L’enquête, commencée il y a plus de quatre ans, arrive donc à son terme. Les découvertes réalisées lors des différentes perquisitions et autres auditions ces derniers mois ont confirmé les goûts de luxe de certains dirigeants, sur le dos des sociétaires. Il faut rappeler, entre autres, ces factures émanant du prestigieux épicier de la place de la Madeleine : 9 315, 55 francs réglés, en mars 1997 par l’Umrifen pour… quatre repas arrosés d’un seul grand cru. En février de la même année, ces “séances de dégustation”, toujours facturées par Fauchon, s’étaient élevées à
24 788, 61 francs.
De même, l’instruction a clairement mis en évidence les facilités octroyées aux privilégiés qui décrochaient de spacieux appartements pour le prix d’un studio et encore sans aucune commodité. C’est Pierre Teulé Sensacq, président de l’Umrifen depuis novembre 2001 – c’est-à-dire après le rapport de l’Igas (Inspection générale des affaires sociales) révélant les abus de la mutuelle – qui a lui-même décrit au juge la situation dont il avait héritée. Notamment cet appartement de 130 mètres carrés dont bénéficiait une certaine madame P., place de Breteuil, pour un loyer de
2 800 francs. Elle avait produit un bail à vie, signé par René Teulade, avec un loyer indexé… Toujours l’esprit mutualiste.
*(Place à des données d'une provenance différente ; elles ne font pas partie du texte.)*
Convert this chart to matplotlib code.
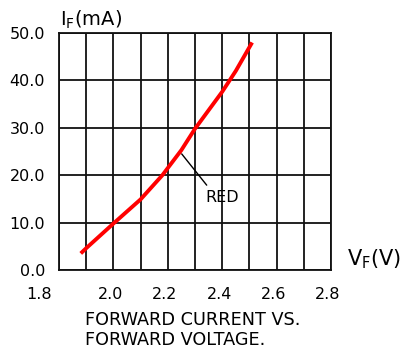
import matplotlib
matplotlib.use("Agg")
import matplotlib.pyplot as plt
import matplotlib.transforms as mtransforms

# Data
vf = [1.88, 1.90, 2.00, 2.10, 2.18, 2.25, 2.30, 2.40, 2.45, 2.51]
if_ma = [3.5, 4.6, 9.8, 14.9, 20.0, 25.3, 29.8, 37.6, 42.0, 48.0]
x_ticks = [1.8, 2.0, 2.2, 2.4, 2.6, 2.8]
x_ticklabels = ["1.8", "2.0", "2.2", "2.4", "2.6", "2.8"]
y_ticks = [0, 10, 20, 30, 40, 50]
y_ticklabels = ["0.0", "10.0", "20.0", "30.0", "40.0", "50.0"]
x_grid = [1.8 + 0.1 * i for i in range(11)]
series_label = "RED"
label_point = (2.251, 24.5)
leader_end = (2.343, 17.9)
label_pos = (2.40, 15.2)

W, H = 413, 351
fig = plt.figure(figsize=(W / 100, H / 100), dpi=100)
ax = fig.add_axes([59 / W, 1 - 270 / H, (331 - 59) / W, (270 - 33) / H])

ax.set_xlim(1.8, 2.8)
ax.set_ylim(0, 50)
for xv in x_grid:
    ax.axvline(xv, color="#111111", lw=1.3, zorder=1)
for yv in y_ticks:
    ax.axhline(yv, color="#111111", lw=1.3, zorder=1)
for s in ax.spines.values():
    s.set_linewidth(1.3)
    s.set_color("#111111")

ax.plot(vf, if_ma, color="#ff0000", lw=2.8, solid_capstyle="butt",
        solid_joinstyle="round", zorder=3)

ax.set_xticks(x_ticks)
ax.set_xticklabels(x_ticklabels, fontsize=11.5)
ax.set_yticks(y_ticks)
ax.set_yticklabels(y_ticklabels, fontsize=11.5)
ax.tick_params(length=0, pad=10, axis="y")
ax.tick_params(length=0, pad=12, axis="x")

# shift x tick labels slightly left; first one further left
for i, lab in enumerate(ax.get_xticklabels()):
    dx = -20 if i == 0 else -3
    lab.set_transform(lab.get_transform() + mtransforms.ScaledTranslation(dx / 100, 0, fig.dpi_scale_trans))

# annotation
ax.annotate("", xy=label_point, xytext=leader_end,
            arrowprops=dict(arrowstyle="-", color="black", lw=1.0,
                            shrinkA=0, shrinkB=0), zorder=2)
ax.text(label_pos[0], label_pos[1], series_label, fontsize=11.5,
        ha="center", va="center")

fig.text(60 / W, 1 - 20 / H, r"I$_\mathregular{F}$(mA)", fontsize=14, ha="left", va="center")
fig.text(347 / W, 1 - 259 / H, r"V$_\mathregular{F}$(V)", fontsize=15, ha="left", va="center")
fig.text(85 / W, 1 - 320 / H, "FORWARD CURRENT VS.", fontsize=12.7, ha="left", va="center")
fig.text(85 / W, 1 - 340 / H, "FORWARD VOLTAGE.", fontsize=12.7, ha="left", va="center")

fig.savefig("out.png", dpi=100)
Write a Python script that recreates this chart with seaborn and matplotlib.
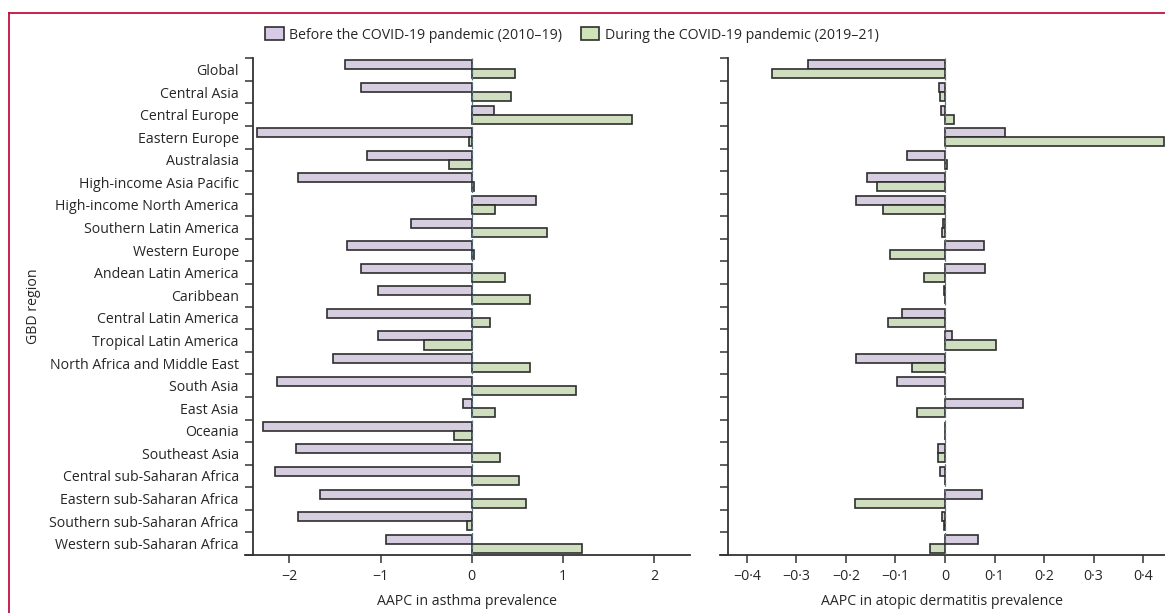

Les exemples sont nombreux, cela n’a rien de surprenant : le patrimoine immobilier de la mutuelle a été estimé à 120 000 mètres carrés pour une valeur d’environ 3,5 milliards de francs.
Difficile de dire si la juge Legendre accédera à la demande des parties civiles de procéder à sept nouvelles mises en examen avant de clore définitivement son instruction. En revanche, ce qui est sûr désormais, c’est qu’il y aura un procès, à n’en pas douter, riche en révélations. Peut-être d’ici à un an, en tenant compte des délais habituels de la justice française.